Shelter for old dogs fears closure

Seaton cares for 80 dogs and 6 cats.

DODGE CITY, Kan. (KSNW) – A no-kill animal shelter in Dodge City is struggling to stay open. They specialize in older dogs that few people want to adopt.

For 15 years, Monica Seaton has taken care of dozens of pets at her home.

“It is a sanctuary,” she said, “until a right adopter comes along.”

She funds her shelter entirely out of pocket.

“Who’s going to if I don’t?” asked Seaton.

About eighty older dogs are housed on a four-acre property until they can find a permanent home, but between vet bills, payroll and repairs to a damaged roof, Seaton needs about $16,000 to catch up on her bills.

“In a month I can have a vet bill between $1,500 and $1,700,” she said. In addition, she pays her employees $1,500 per week.

If she can’t afford to take care of the dogs anymore, city officials say they’re there to help.

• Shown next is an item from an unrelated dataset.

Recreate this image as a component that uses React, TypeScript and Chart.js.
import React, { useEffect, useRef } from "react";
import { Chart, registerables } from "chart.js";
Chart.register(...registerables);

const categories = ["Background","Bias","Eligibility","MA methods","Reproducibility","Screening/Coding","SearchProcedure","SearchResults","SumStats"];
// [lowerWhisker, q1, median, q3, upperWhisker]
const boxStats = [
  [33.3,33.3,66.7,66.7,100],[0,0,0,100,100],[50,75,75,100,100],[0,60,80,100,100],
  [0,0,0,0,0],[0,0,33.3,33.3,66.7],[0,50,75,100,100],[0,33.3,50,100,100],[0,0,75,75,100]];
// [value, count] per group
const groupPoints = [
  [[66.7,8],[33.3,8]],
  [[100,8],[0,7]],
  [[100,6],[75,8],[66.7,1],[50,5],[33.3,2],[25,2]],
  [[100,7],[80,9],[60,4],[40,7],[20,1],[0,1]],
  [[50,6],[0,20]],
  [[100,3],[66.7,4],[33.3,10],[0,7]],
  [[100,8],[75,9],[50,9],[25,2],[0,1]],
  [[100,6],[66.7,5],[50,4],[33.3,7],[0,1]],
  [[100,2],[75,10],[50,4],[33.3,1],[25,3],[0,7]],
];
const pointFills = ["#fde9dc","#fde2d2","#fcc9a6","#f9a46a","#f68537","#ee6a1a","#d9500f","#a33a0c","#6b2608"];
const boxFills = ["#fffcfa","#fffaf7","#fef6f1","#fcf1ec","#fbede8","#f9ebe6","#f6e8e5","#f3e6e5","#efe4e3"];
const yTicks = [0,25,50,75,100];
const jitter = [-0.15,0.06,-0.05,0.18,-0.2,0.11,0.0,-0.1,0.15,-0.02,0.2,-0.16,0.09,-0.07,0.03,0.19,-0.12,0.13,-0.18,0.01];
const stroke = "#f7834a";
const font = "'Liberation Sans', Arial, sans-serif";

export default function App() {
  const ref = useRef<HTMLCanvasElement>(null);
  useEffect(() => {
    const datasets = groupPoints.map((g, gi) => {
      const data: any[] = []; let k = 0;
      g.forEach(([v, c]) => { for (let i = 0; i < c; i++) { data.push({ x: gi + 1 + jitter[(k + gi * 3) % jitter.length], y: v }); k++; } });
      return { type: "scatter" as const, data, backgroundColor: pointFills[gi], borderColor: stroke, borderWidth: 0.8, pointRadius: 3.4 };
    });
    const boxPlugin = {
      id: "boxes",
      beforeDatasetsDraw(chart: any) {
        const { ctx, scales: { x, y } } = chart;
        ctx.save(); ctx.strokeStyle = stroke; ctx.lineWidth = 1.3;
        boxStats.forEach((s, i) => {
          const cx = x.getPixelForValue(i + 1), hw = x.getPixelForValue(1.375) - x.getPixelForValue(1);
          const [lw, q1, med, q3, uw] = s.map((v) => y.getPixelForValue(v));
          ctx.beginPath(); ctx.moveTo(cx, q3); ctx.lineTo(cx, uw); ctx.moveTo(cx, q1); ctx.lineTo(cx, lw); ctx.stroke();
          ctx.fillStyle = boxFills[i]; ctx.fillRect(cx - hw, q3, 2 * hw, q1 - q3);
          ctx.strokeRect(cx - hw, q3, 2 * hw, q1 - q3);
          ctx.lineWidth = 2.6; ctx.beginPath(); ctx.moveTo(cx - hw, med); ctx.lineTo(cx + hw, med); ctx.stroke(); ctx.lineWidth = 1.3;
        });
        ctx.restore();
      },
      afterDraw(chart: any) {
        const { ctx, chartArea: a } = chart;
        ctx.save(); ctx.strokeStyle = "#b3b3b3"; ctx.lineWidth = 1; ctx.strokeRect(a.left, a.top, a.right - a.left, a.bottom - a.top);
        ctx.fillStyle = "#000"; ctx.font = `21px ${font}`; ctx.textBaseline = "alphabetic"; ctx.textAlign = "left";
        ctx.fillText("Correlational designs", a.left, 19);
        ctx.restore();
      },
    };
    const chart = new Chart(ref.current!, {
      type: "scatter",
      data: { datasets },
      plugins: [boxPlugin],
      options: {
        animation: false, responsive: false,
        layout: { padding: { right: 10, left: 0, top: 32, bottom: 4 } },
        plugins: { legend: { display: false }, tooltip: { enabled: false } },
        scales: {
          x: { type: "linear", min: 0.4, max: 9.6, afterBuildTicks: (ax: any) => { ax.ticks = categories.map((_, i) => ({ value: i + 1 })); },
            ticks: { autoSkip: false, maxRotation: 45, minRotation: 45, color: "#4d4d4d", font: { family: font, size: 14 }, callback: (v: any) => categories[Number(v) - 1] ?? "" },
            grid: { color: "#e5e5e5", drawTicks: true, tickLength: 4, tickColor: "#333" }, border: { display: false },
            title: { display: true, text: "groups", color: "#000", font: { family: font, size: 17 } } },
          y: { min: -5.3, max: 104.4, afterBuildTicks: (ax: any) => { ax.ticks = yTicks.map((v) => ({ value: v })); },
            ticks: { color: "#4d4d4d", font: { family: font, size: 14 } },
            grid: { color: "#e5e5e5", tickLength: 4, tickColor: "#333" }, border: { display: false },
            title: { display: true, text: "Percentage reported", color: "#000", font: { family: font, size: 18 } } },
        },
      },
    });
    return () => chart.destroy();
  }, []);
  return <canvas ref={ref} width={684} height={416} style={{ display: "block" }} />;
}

“The animal shelter in Dodge City and the Ford County Humane Society would help Monica to get her dogs placed in different rescue groups all over the United States,” said Laura Stein, who supervises Dodge City Animal Control.

“I hope other rescues would step forward,” said Seaton. “But some of my dogs are 13.”

Seaton worries that if she can’t stay open, too many dogs will be overlooked by those looking for a pet but are concerned about the dogs’ ages.

“Well, what guarantee do you have that you’re not going to die tomorrow?” she said. “Or the next day? Give that older dog a chance. Some of them are wonderful.”

Seaton is trying to raise money online to stay open.